In an interview with Cakeboy on his new essay collection How to Write an Autobiographical Novel, writer Alexander Chee (author of the novels Edinburgh and Queen of the Night) discusses the process of writing “memoir-ish essays,” dressing up in drag for the first time (in 1989), and the frustrating “sexual apartheid” of many queer spaces. But he also briefly discusses People magazine, which is what we’re going to focus on here.
After the interviewer, comedian Bowen Yang, asks Chee about the many famous names dropped in HtWaAN (Chloe Sevigny and Lorrie Moore, among them), Chee says, “I don’t know how to write about my life while hiding all of that.” He goes on to say that he sometimes thinks about “New York City and fame and proximity to glamour and proximity to celebrity,” adding:
It’s been on my mind these last couple of decades, like everyone in America. We’re in this economy where everyone is trying to run some sort of scam that makes them famous so that they can sell whatever they need to sell to survive capitalism.

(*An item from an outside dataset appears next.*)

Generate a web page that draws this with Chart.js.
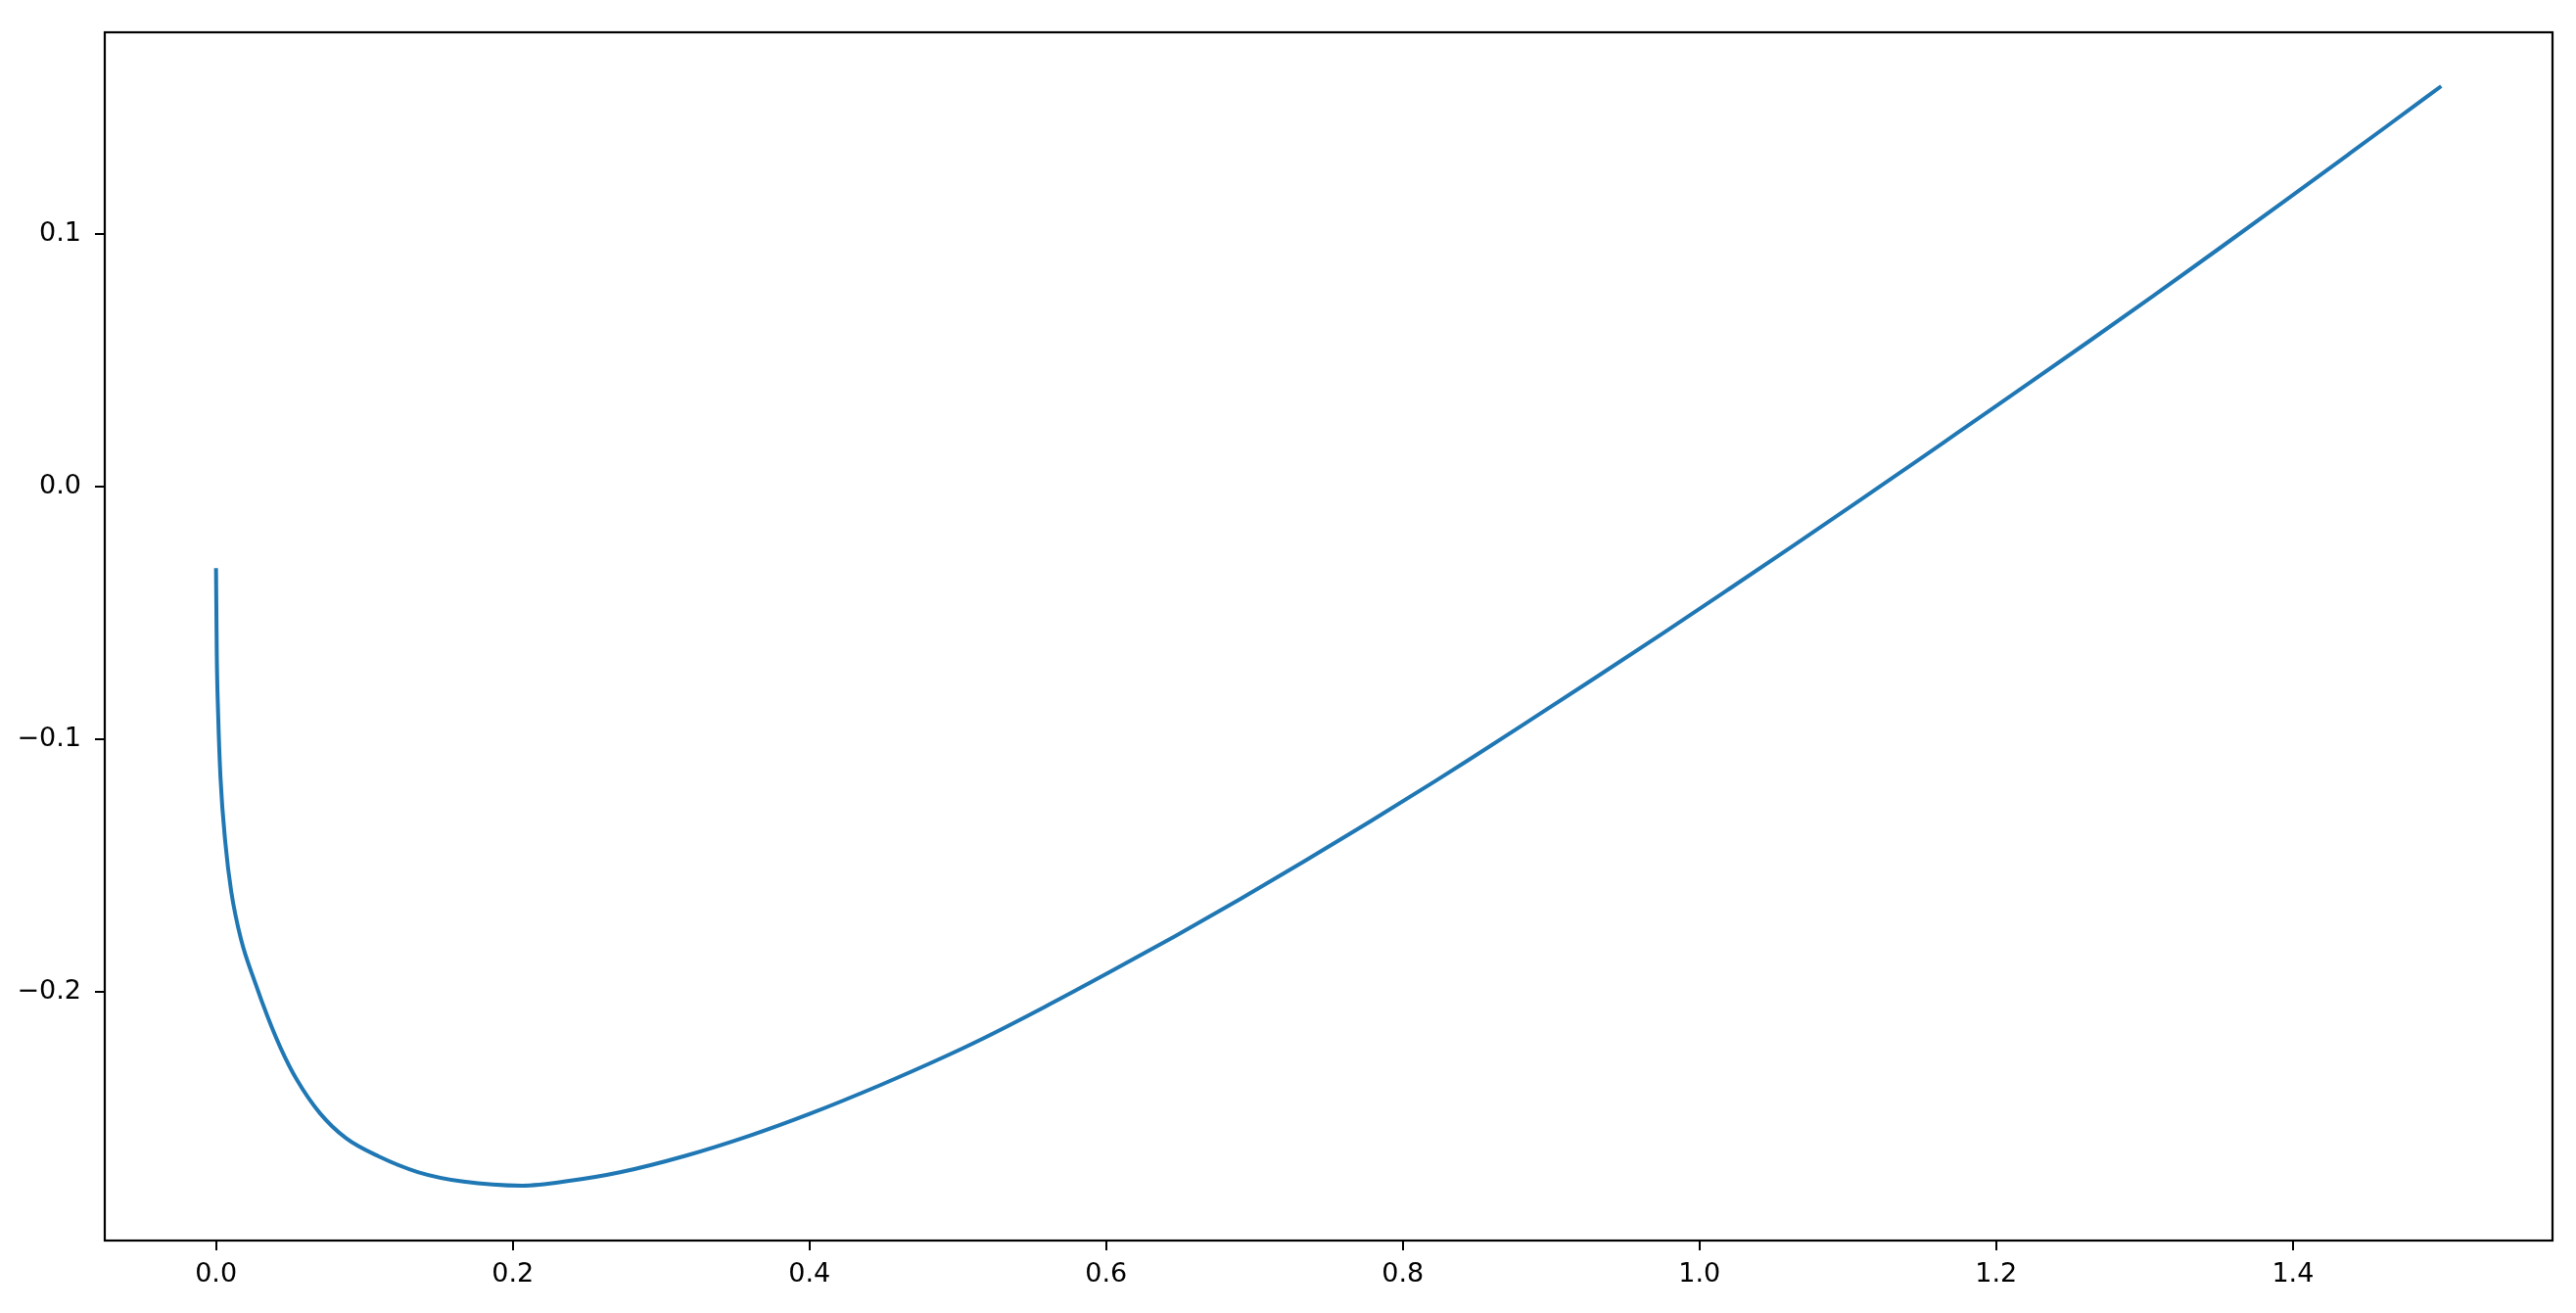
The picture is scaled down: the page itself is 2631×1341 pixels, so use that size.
<!DOCTYPE html>
<html>
<head>
<meta charset="utf-8">
<script src="https://cdn.jsdelivr.net/npm/chart.js@4"></script>
<style>
  html, body { margin: 0; padding: 0; background: #fff; }
  #wrap { width: 2631px; height: 1341px; }
</style>
</head>
<body>
<div id="wrap"><canvas id="curveChart"></canvas></div>
<script>
// values
const xValues = [
  0, 0.0005, 0.0014, 0.003, 0.0063, 0.0102, 0.0168, 0.0265, 0.0348, 0.0437,
  0.0546, 0.070, 0.0876, 0.1096, 0.136, 0.1668, 0.2063, 0.2393, 0.2723, 0.3163,
  0.3603, 0.4005, 0.4482, 0.4922, 0.5142, 0.5582, 0.6021, 0.6461, 0.6901, 0.734,
  0.778, 0.822, 0.844, 0.888, 0.932, 0.976, 1.02, 1.0639, 1.1079, 1.1518,
  1.1738, 1.2178, 1.2617, 1.3057, 1.3497, 1.3937, 1.4377, 1.4817, 1.5
];
const yValues = [
  -0.0323, -0.066, -0.0895, -0.115, -0.141, -0.160, -0.179, -0.1965, -0.2098, -0.2223,
  -0.2348, -0.2479, -0.2578, -0.265, -0.2712, -0.275, -0.2766, -0.2746, -0.2713, -0.2648,
  -0.2567, -0.2481, -0.2367, -0.2253, -0.2192, -0.206, -0.1922, -0.178, -0.1633, -0.1481,
  -0.1325, -0.1165, -0.1083, -0.0916, -0.0748, -0.0578, -0.0405, -0.0231, -0.0055, 0.0122,
  0.0212, 0.0391, 0.0571, 0.0754, 0.0939, 0.1126, 0.1315, 0.1505, 0.1584
];
const xTicks = [0, 0.2, 0.4, 0.6, 0.8, 1.0, 1.2, 1.4];
const yTicks = [-0.2, -0.1, 0.0, 0.1];

const fmt = v => v.toFixed(1).replace('-', '\u2212');

// matplotlib style full box around the plot area
const frame = {
  id: 'frame',
  afterDraw(chart) {
    const { ctx, chartArea: a } = chart;
    ctx.save();
    ctx.strokeStyle = '#000';
    ctx.lineWidth = 2.2;
    ctx.strokeRect(a.left, a.top, a.right - a.left, a.bottom - a.top);
    ctx.restore();
  }
};

Chart.defaults.font.family = '"DejaVu Sans", sans-serif';
Chart.defaults.font.size = 27;
Chart.defaults.color = '#000';

new Chart(document.getElementById('curveChart'), {
  type: 'scatter',
  data: {
    datasets: [{
      data: xValues.map((x, i) => ({ x: x, y: yValues[i] })),
      showLine: true,
      borderColor: '#1f77b4',
      borderWidth: 4,
      pointRadius: 0,
      cubicInterpolationMode: 'monotone'
    }]
  },
  options: {
    responsive: true,
    maintainAspectRatio: false,
    animation: false,
    layout: { padding: { top: 33, right: 24, left: 0, bottom: 0 } },
    plugins: { legend: { display: false }, tooltip: { enabled: false } },
    scales: {
      x: {
        type: 'linear',
        min: -0.075,
        max: 1.575,
        afterBuildTicks: s => { s.ticks = xTicks.map(v => ({ value: v })); },
        afterFit: s => { s.height = 74; },
        border: { display: false },
        grid: { drawOnChartArea: false, tickLength: 10, color: '#000', lineWidth: 2 },
        ticks: { padding: 9, maxRotation: 0, callback: v => fmt(v) }
      },
      y: {
        type: 'linear',
        min: -0.2983,
        max: 0.1797,
        afterBuildTicks: s => { s.ticks = yTicks.map(v => ({ value: v })); },
        afterFit: s => { s.width = 107; },
        border: { display: false },
        grid: { drawOnChartArea: false, tickLength: 10, color: '#000', lineWidth: 2 },
        ticks: { padding: 14, callback: v => fmt(v) }
      }
    }
  },
  plugins: [frame]
});
</script>
</body>
</html>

A wonderful observation. Yes, scamming—for lack of a better word—is the way so many people get by. From startups to Instagram micro-influencers, scams are infiltrating just about every bit of our culture, but they’re most noticeable in the world of celebrity culture. There’s a new batch of “famous” people every week, but not because they’ve done anything particularly interesting. On the contrary, it’s because the celebrity gossip machine needs them to exist.
After discussing the need to “survive capitalism,” Chee explains this more succinctly with a brief anecdote about one of my favorite publications: People.
I remember being a waiter at a People Magazine luncheon in the nineties, and they were talking about how they were running out of celebrities. Too many celebrities had died and they needed more celebrities.